▶ **What you should do**:
Return the lines below exactly, from the first line to the line that contains "plt.rcParams['font.family'] = ['Liberation". Leave out pictures.

>> START

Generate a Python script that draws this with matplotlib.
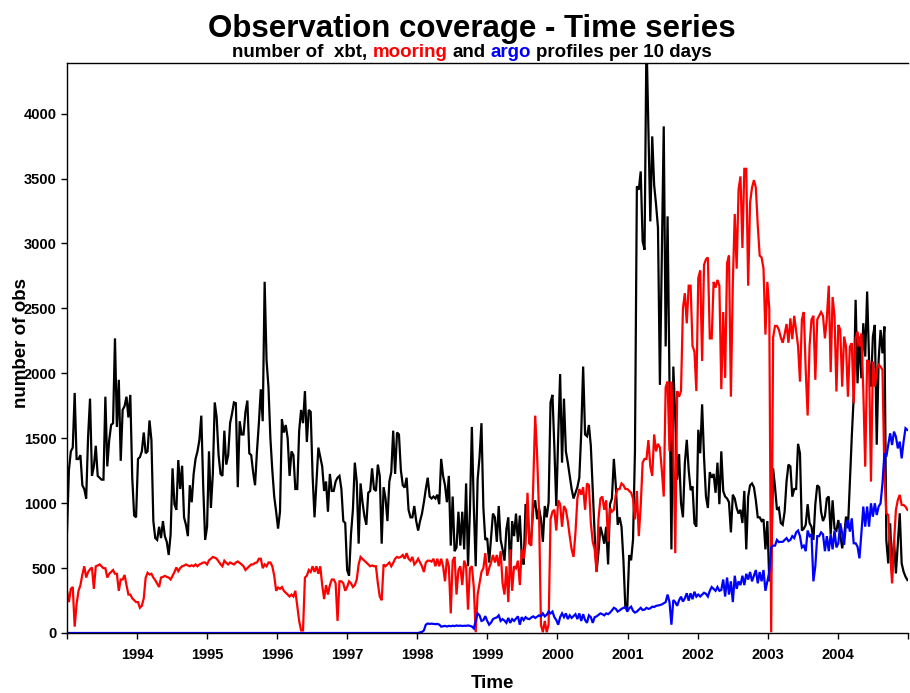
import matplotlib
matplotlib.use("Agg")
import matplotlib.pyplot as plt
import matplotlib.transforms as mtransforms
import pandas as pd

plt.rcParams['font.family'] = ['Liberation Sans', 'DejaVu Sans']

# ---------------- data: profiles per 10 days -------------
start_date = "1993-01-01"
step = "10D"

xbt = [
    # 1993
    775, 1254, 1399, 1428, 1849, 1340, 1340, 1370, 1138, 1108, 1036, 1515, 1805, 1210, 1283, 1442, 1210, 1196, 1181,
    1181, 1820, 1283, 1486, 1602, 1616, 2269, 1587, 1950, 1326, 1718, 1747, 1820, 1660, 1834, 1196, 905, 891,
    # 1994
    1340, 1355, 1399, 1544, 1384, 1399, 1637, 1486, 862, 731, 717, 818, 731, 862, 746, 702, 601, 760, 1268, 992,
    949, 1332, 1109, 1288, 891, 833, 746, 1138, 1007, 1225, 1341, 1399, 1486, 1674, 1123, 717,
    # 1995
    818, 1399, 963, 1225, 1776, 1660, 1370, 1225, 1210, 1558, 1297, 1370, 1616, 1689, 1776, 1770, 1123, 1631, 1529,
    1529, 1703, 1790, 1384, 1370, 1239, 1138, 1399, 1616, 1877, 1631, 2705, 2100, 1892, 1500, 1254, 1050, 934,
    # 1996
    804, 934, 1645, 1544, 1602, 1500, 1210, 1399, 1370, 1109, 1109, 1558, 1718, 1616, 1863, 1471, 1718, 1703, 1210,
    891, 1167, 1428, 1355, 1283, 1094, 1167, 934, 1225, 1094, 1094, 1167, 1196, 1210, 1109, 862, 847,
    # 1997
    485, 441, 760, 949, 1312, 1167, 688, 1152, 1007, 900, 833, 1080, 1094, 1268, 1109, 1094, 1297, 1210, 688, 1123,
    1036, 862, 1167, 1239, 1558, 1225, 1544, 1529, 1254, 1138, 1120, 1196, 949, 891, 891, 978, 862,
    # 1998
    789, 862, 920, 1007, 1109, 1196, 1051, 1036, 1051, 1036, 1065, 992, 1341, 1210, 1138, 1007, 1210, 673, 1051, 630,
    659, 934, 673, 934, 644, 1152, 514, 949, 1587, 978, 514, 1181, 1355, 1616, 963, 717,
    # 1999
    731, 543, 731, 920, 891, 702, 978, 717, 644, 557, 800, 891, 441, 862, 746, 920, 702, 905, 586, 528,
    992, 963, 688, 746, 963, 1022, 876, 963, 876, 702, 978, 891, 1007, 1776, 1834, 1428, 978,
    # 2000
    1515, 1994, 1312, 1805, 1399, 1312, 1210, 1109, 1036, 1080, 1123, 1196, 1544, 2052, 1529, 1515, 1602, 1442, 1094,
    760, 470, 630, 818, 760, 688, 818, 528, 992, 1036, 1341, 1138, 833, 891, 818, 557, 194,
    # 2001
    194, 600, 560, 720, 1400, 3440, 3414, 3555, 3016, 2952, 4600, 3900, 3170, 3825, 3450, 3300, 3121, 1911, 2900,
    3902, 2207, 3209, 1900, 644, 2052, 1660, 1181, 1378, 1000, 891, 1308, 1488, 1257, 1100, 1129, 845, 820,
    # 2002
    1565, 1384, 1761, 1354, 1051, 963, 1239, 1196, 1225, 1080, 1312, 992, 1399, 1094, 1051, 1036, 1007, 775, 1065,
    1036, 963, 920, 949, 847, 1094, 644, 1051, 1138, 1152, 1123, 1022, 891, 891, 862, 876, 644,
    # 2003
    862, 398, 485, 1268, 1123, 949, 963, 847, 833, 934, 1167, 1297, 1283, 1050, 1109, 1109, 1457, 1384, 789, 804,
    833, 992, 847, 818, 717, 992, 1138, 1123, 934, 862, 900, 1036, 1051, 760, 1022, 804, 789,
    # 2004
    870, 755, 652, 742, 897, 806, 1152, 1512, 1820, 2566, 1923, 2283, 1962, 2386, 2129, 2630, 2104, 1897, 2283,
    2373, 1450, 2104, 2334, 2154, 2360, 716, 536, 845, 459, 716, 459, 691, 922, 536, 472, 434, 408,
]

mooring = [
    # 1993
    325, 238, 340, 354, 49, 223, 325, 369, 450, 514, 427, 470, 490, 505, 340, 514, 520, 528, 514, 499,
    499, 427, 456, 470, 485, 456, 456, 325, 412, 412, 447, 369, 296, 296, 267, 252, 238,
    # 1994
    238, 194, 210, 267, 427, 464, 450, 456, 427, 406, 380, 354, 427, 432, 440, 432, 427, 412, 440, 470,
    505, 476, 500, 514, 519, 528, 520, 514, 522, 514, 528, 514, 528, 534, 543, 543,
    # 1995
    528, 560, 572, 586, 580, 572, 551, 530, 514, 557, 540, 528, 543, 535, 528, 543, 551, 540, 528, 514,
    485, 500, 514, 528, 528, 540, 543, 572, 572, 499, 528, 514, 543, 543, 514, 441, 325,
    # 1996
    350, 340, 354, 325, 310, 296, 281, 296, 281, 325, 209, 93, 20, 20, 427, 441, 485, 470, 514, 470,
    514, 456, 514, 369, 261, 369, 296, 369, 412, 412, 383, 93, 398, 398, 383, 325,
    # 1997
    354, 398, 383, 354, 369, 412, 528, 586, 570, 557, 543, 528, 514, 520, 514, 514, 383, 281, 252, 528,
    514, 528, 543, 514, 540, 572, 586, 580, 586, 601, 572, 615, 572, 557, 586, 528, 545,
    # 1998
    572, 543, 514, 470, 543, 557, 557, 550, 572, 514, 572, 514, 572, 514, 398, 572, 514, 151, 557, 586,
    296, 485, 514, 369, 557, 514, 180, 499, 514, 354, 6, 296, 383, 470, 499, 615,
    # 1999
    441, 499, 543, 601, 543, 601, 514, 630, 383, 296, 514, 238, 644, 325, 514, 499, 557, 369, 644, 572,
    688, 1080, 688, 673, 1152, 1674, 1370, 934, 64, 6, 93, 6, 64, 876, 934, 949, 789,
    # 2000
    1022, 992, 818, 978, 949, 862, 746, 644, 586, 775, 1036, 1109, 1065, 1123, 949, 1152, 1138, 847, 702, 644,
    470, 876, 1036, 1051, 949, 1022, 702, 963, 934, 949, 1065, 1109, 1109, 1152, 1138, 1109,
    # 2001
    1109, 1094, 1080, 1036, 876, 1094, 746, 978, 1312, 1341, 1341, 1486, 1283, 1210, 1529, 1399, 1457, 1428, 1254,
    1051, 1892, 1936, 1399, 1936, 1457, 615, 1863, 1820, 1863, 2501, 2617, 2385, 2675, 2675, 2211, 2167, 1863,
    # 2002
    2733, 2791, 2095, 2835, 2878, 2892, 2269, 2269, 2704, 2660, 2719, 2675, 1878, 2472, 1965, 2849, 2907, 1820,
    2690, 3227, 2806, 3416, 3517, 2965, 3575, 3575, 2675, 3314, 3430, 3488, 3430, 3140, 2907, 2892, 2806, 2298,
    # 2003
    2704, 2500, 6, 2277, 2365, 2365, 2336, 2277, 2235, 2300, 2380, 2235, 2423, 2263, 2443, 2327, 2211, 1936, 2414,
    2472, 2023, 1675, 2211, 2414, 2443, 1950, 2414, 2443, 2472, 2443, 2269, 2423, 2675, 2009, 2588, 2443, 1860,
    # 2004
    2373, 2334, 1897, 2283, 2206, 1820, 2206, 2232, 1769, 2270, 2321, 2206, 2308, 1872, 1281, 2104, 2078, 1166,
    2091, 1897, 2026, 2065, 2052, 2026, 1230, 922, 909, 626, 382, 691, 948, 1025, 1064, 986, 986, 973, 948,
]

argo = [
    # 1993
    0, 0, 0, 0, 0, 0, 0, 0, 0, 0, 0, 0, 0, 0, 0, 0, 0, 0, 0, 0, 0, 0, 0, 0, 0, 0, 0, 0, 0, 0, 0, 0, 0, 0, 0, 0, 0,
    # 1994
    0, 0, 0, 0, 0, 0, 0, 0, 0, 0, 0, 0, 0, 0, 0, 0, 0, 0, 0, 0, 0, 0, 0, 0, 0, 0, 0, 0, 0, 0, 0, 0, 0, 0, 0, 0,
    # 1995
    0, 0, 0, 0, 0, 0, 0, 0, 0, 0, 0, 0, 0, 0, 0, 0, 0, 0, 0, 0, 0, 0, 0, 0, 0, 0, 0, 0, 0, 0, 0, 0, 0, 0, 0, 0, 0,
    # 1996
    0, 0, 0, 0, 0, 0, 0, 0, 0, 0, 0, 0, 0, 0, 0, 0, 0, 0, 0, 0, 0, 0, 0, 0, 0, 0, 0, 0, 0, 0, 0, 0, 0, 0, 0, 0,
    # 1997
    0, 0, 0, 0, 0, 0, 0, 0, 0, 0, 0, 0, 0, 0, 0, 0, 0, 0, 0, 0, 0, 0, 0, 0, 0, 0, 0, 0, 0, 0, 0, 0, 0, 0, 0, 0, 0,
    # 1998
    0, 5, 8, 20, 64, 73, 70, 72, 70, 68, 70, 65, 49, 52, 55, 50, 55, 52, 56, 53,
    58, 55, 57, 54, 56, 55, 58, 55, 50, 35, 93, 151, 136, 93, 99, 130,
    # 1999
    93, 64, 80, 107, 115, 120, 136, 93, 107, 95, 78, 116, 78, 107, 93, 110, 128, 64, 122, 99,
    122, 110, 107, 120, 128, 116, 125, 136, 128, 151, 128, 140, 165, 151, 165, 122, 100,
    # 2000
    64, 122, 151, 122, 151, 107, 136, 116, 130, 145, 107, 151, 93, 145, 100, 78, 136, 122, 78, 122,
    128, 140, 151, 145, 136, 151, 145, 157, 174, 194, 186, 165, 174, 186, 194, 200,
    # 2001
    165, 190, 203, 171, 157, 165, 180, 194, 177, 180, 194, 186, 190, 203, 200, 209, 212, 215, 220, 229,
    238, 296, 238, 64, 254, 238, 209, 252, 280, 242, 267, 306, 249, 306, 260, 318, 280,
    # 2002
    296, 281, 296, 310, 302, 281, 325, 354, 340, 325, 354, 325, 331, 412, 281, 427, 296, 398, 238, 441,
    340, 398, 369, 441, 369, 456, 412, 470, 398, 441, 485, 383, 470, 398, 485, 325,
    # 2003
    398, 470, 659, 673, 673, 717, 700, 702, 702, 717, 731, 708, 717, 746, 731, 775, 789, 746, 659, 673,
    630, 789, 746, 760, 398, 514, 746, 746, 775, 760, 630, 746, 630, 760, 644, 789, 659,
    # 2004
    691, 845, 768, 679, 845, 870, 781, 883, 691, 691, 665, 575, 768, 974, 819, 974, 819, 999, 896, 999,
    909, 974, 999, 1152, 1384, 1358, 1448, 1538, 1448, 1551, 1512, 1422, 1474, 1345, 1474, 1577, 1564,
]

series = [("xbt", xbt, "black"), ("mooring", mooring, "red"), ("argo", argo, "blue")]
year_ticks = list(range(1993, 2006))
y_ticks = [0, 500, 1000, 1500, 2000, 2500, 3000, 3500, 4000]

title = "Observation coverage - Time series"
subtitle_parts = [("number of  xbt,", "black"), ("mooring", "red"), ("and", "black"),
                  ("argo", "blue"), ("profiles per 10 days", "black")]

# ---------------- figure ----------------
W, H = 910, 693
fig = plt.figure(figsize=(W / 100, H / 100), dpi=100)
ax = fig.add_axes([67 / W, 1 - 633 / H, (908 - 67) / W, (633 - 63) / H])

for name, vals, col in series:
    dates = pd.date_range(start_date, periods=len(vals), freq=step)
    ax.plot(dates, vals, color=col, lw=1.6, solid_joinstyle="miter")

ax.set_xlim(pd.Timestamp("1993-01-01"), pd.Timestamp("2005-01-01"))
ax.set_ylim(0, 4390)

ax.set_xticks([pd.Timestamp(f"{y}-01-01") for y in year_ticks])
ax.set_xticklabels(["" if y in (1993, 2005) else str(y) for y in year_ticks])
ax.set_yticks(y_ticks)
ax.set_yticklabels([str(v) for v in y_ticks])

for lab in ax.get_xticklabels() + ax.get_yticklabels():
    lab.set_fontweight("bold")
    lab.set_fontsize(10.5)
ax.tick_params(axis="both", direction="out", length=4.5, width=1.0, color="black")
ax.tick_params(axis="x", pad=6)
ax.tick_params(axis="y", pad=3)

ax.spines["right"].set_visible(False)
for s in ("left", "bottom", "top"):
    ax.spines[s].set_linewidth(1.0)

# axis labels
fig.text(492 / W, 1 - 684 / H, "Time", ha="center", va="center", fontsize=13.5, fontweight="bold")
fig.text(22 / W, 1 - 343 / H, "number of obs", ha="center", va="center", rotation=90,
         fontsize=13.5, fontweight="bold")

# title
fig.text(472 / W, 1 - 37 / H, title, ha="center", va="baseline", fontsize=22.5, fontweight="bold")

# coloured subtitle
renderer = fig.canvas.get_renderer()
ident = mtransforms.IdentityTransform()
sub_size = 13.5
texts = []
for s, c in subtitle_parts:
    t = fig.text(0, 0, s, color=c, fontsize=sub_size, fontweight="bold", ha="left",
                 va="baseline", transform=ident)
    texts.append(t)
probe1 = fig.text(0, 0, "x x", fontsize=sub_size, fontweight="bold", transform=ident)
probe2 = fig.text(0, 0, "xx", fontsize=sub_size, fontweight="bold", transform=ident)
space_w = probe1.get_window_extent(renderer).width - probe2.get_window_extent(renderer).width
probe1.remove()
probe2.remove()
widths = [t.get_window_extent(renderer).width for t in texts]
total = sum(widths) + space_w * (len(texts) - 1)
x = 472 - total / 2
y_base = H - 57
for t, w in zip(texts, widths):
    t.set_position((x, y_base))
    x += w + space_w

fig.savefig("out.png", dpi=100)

>> END

▶ **Response**:
Generate a Python script that draws this with matplotlib.
import matplotlib
matplotlib.use("Agg")
import matplotlib.pyplot as plt
import matplotlib.transforms as mtransforms
import pandas as pd

plt.rcParams['font.family'] = ['Liberation Sans', 'DejaVu Sans']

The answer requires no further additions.